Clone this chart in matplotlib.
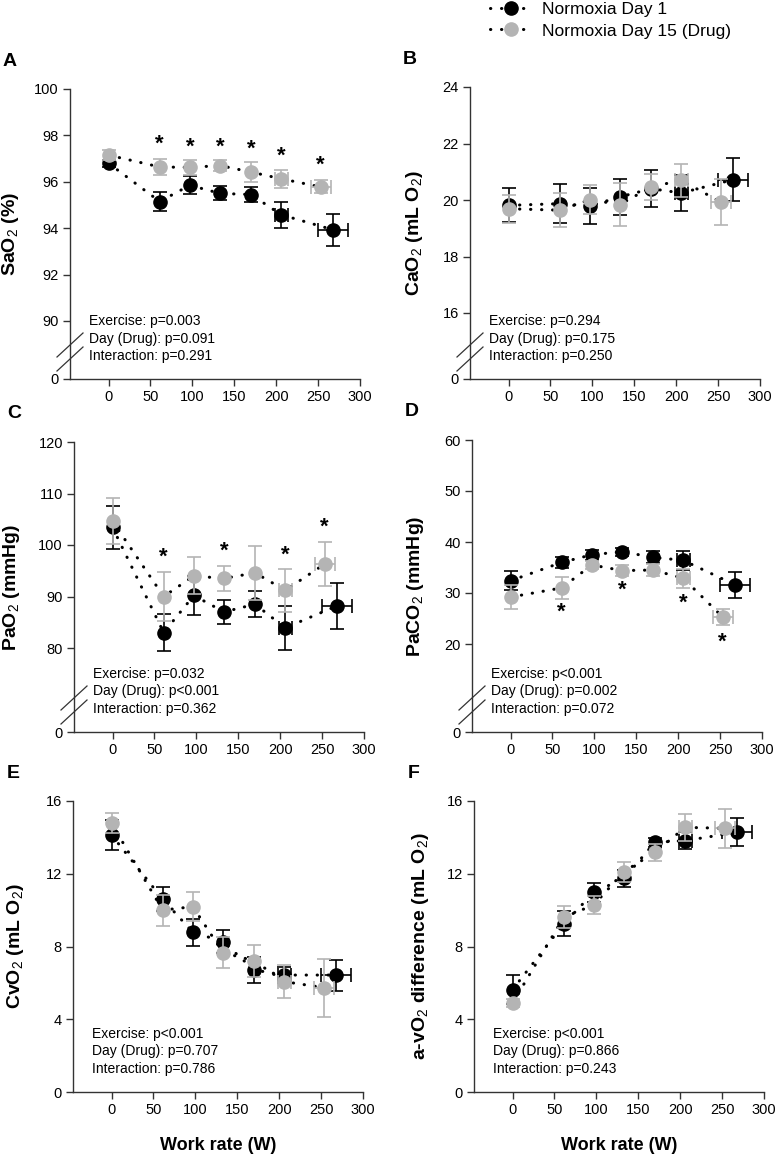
import numpy as np
import matplotlib
matplotlib.use('Agg')
import matplotlib.pyplot as plt
from matplotlib.lines import Line2D

plt.rcParams['font.family'] = ['Liberation Sans', 'DejaVu Sans']
plt.rcParams['mathtext.fontset'] = 'custom'
plt.rcParams['mathtext.rm'] = 'Liberation Sans'
plt.rcParams['mathtext.it'] = 'Liberation Sans:italic'
plt.rcParams['mathtext.bf'] = 'Liberation Sans:bold'

# work rate (W) for each stage
wr_day1 = [0, 61, 97, 133, 170, 206, 268]
wr_day15 = [0, 61, 97, 133, 170, 206, 253]
wr_err_day1 = [0, 0, 0, 0, 0, 8, 18]
wr_err_day15 = [0, 0, 0, 0, 0, 8, 12]

# A - SaO2 (%)
sao2_day1 = [96.8, 95.15, 95.85, 95.5, 95.45, 94.58, 93.93]
sao2_err1 = [0.15, 0.43, 0.38, 0.3, 0.34, 0.55, 0.7]
sao2_day15 = [97.15, 96.64, 96.62, 96.7, 96.42, 96.13, 95.78]
sao2_err15 = [0.2, 0.33, 0.33, 0.22, 0.43, 0.4, 0.28]
sao2_star_x = [61, 97, 133, 170, 206, 253]
sao2_star_y = [97.6, 97.5, 97.5, 97.4, 97.1, 96.7]

# B - CaO2 (mL O2)
cao2_day1 = [19.81, 19.87, 19.79, 20.11, 20.4, 20.25, 20.72]
cao2_err1 = [0.6, 0.68, 0.65, 0.63, 0.66, 0.64, 0.76]
cao2_day15 = [19.69, 19.64, 20.01, 19.84, 20.46, 20.7, 19.93]
cao2_err15 = [0.5, 0.6, 0.52, 0.77, 0.47, 0.58, 0.83]

# C - PaO2 (mmHg)
pao2_day1 = [103.4, 83.0, 90.2, 87.0, 88.5, 83.9, 88.2]
pao2_err1 = [4.1, 3.6, 3.7, 2.3, 2.5, 4.3, 4.5]
pao2_day15 = [104.6, 90.0, 94.0, 93.5, 94.6, 91.2, 96.3]
pao2_err15 = [4.5, 4.8, 3.6, 2.4, 5.3, 4.2, 4.3]
pao2_star_x = [61, 133, 206, 253]
pao2_star_y = [97.7, 98.7, 98.0, 103.5]

# D - PaCO2 (mmHg)
paco2_day1 = [32.4, 36.0, 37.5, 38.1, 37.0, 36.4, 31.6]
paco2_err1 = [1.9, 1.1, 1.0, 0.8, 1.2, 1.8, 2.6]
paco2_day15 = [29.2, 31.0, 35.5, 34.4, 34.5, 32.9, 25.3]
paco2_err15 = [2.3, 2.1, 0.8, 1.1, 1.2, 1.9, 1.6]
paco2_star_x = [61, 133, 206, 253]
paco2_star_y = [26.3, 30.5, 27.9, 20.4]

# E - CvO2 (mL O2)
cvo2_day1 = [14.13, 10.6, 8.78, 8.27, 6.71, 6.43, 6.43]
cvo2_err1 = [0.8, 0.67, 0.73, 0.64, 0.69, 0.45, 0.85]
cvo2_day15 = [14.77, 10.0, 10.19, 7.66, 7.22, 6.07, 5.74]
cvo2_err15 = [0.55, 0.85, 0.79, 0.85, 0.87, 0.89, 1.6]

# F - a-vO2 difference (mL O2)
avo2_day1 = [5.63, 9.24, 10.98, 11.75, 13.73, 13.82, 14.28]
avo2_err1 = [0.8, 0.69, 0.51, 0.46, 0.25, 0.46, 0.77]
avo2_day15 = [4.89, 9.6, 10.29, 12.12, 13.18, 14.55, 14.5]
avo2_err15 = [0.2, 0.6, 0.5, 0.55, 0.46, 0.73, 1.08]

stats_A = ['Exercise: p=0.003', 'Day (Drug): p=0.091', 'Interaction: p=0.291']
stats_B = ['Exercise: p=0.294', 'Day (Drug): p=0.175', 'Interaction: p=0.250']
stats_C = ['Exercise: p=0.032', 'Day (Drug): p<0.001', 'Interaction: p=0.362']
stats_D = ['Exercise: p<0.001', 'Day (Drug): p=0.002', 'Interaction: p=0.072']
stats_E = ['Exercise: p<0.001', 'Day (Drug): p=0.707', 'Interaction: p=0.786']
stats_F = ['Exercise: p<0.001', 'Day (Drug): p=0.866', 'Interaction: p=0.243']

BLACK = '#000000'
GREY = '#b4b4b4'
AXC = '#333333'
DOTS = (0, (0.1, 3.5))

W, H = 777, 1160
fig = plt.figure(figsize=(W / 100, H / 100), dpi=100)

# layout in pixels: left spine x, x-axis y, axes height
panels = [
    dict(letter='A', left=70, bottom=379, height=290, ylabel=r'SaO$_2$ (%)',
         yticks=[90, 92, 94, 96, 98, 100], brk=(90, 58), d1=sao2_day1, e1=sao2_err1,
         d15=sao2_day15, e15=sao2_err15, stats=stats_A, sx=sao2_star_x, sy=sao2_star_y,
         lab_off=49),
    dict(letter='B', left=470, bottom=379, height=292, ylabel=r'CaO$_2$ (mL O$_2$)',
         yticks=[16, 18, 20, 22, 24], brk=(16, 66), d1=cao2_day1, e1=cao2_err1,
         d15=cao2_day15, e15=cao2_err15, stats=stats_B, sx=[], sy=[], lab_off=45),
    dict(letter='C', left=74, bottom=732, height=290, ylabel=r'PaO$_2$ (mmHg)',
         yticks=[80, 90, 100, 110, 120], brk=(80, 84), d1=pao2_day1, e1=pao2_err1,
         d15=pao2_day15, e15=pao2_err15, stats=stats_C, sx=pao2_star_x, sy=pao2_star_y,
         lab_off=52),
    dict(letter='D', left=472, bottom=732, height=292, ylabel=r'PaCO$_2$ (mmHg)',
         yticks=[20, 30, 40, 50, 60], brk=(20, 88), d1=paco2_day1, e1=paco2_err1,
         d15=paco2_day15, e15=paco2_err15, stats=stats_D, sx=paco2_star_x, sy=paco2_star_y,
         lab_off=46),
    dict(letter='E', left=73, bottom=1092, height=291, ylabel=r'CvO$_2$ (mL O$_2$)',
         yticks=[0, 4, 8, 12, 16], brk=None, d1=cvo2_day1, e1=cvo2_err1,
         d15=cvo2_day15, e15=cvo2_err15, stats=stats_E, sx=[], sy=[], lab_off=47),
    dict(letter='F', left=474, bottom=1092, height=291,
         ylabel=r'a-vO$_2$ difference (mL O$_2$)',
         yticks=[0, 4, 8, 12, 16], brk=None, d1=avo2_day1, e1=avo2_err1,
         d15=avo2_day15, e15=avo2_err15, stats=stats_F, sx=[], sy=[], lab_off=43),
]

AXW = 290


def make_scale(lo, p_lo, top, p_top):
    # piecewise linear y scale: compressed segment below the axis break
    k = (p_top - p_lo) / (top - lo)
    p_b = p_lo * 0.6
    y_b = lo - (p_lo - p_b) / k

    def fwd(y):
        y = np.asarray(y, dtype=float)
        return np.where(y < y_b, y * p_b / y_b, p_b + (y - y_b) * k)

    def inv(p):
        p = np.asarray(p, dtype=float)
        return np.where(p < p_b, p * y_b / p_b, y_b + (p - p_b) / k)
    return fwd, inv


def series(ax, x, y, yerr, xerr, color, z):
    ax.plot(x, y, color='black', ls=DOTS, lw=2.2, dash_capstyle='round', zorder=2)
    ax.errorbar(x, y, yerr=yerr, fmt='o', color=color, ecolor=color, ms=9.5,
                capsize=5, elinewidth=1.2, capthick=1.2, zorder=z)
    xe = np.array(xerr, dtype=float)
    m = xe > 0
    ax.errorbar(np.array(x)[m], np.array(y)[m], xerr=xe[m], fmt='none',
                ecolor=color, capsize=5, elinewidth=1.2, capthick=1.2, zorder=z)


for p in panels:
    ax = fig.add_axes([p['left'] / W, (H - p['bottom']) / H, AXW / W, p['height'] / H])
    top = p['yticks'][-1]
    if p['brk'] is not None:
        lo, p_lo = p['brk']
        fwd, inv = make_scale(lo, p_lo, top, p['height'])
        ax.set_yscale('function', functions=(fwd, inv))
        ax.set_yticks([0] + p['yticks'])
    else:
        ax.set_yticks(p['yticks'])
    ax.set_ylim(0, top)
    ax.set_xlim(-46, 300)
    ax.set_xticks([0, 50, 100, 150, 200, 250, 300])
    ax.yaxis.set_minor_locator(matplotlib.ticker.NullLocator())
    ax.set_yticklabels([str(t) for t in ax.get_yticks().astype(int)])

    for s in ['top', 'right']:
        ax.spines[s].set_visible(False)
    for s in ['left', 'bottom']:
        ax.spines[s].set_color(AXC)
        ax.spines[s].set_linewidth(1)
    ax.tick_params(direction='out', length=5, width=1, color=AXC, labelsize=10.5, pad=3)

    series(ax, wr_day1, p['d1'], p['e1'], wr_err_day1, BLACK, 3)
    series(ax, wr_day15, p['d15'], p['e15'], wr_err_day15, GREY, 4)

    for sx, sy in zip(p['sx'], p['sy']):
        ax.text(sx, sy, '*', ha='center', va='center', fontsize=16, fontweight='bold')

    for i, line in enumerate(p['stats']):
        ax.annotate(line, xy=(0, 0), xycoords='axes fraction',
                    xytext=(19 * 0.72, (58 - i * 17.5) * 0.72), textcoords='offset points',
                    ha='left', va='center', fontsize=10)

    ax.set_ylabel(p['ylabel'], fontsize=14, fontweight='bold')
    ax.yaxis.set_label_coords(-p['lab_off'] / AXW, 0.5)

    # break marks on the y axis
    if p['brk'] is not None:
        for dy in (20, 34):
            xc = p['left']
            yc = p['bottom'] - dy
            fig.add_artist(Line2D([(xc - 13) / W, (xc + 13) / W],
                                  [(H - yc - 12) / H, (H - yc + 12) / H],
                                  color=AXC, lw=0.9))

    fig.text((p['left'] - 60) / W, 1 - (p['bottom'] - p['height'] - 28) / H, p['letter'],
             fontsize=14, fontweight='bold', ha='center', va='center')

    if p['letter'] in ('E', 'F'):
        ax.set_xlabel('Work rate (W)', fontsize=13, fontweight='bold')
        ax.xaxis.set_label_coords(0.5, -45 / p['height'])

handles = [
    Line2D([], [], color='black', ls=DOTS, lw=2.2, dash_capstyle='round', marker='o',
           ms=9.5, mfc=BLACK, mec=BLACK),
    Line2D([], [], color='black', ls=DOTS, lw=2.2, dash_capstyle='round', marker='o',
           ms=9.5, mfc=GREY, mec=GREY),
]
fig.legend(handles, ['Normoxia Day 1', 'Normoxia Day 15 (Drug)'], loc='upper left',
           bbox_to_anchor=(490 / W, 1 - 2 / H), frameon=False, fontsize=12.5,
           handlelength=2.4, handletextpad=0.6, labelspacing=0.36, borderpad=0,
           borderaxespad=0)

fig.savefig('out.png', dpi=100)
########
- **Exercise objective**:
Write out nothing but the lines from the start of the data through the line with "from matplotlib.lines import Line2D". Leave out the pictures.

- **Solution to the problem**:
Clone this chart in matplotlib.
import numpy as np
import matplotlib
matplotlib.use('Agg')
import matplotlib.pyplot as plt
from matplotlib.lines import Line2D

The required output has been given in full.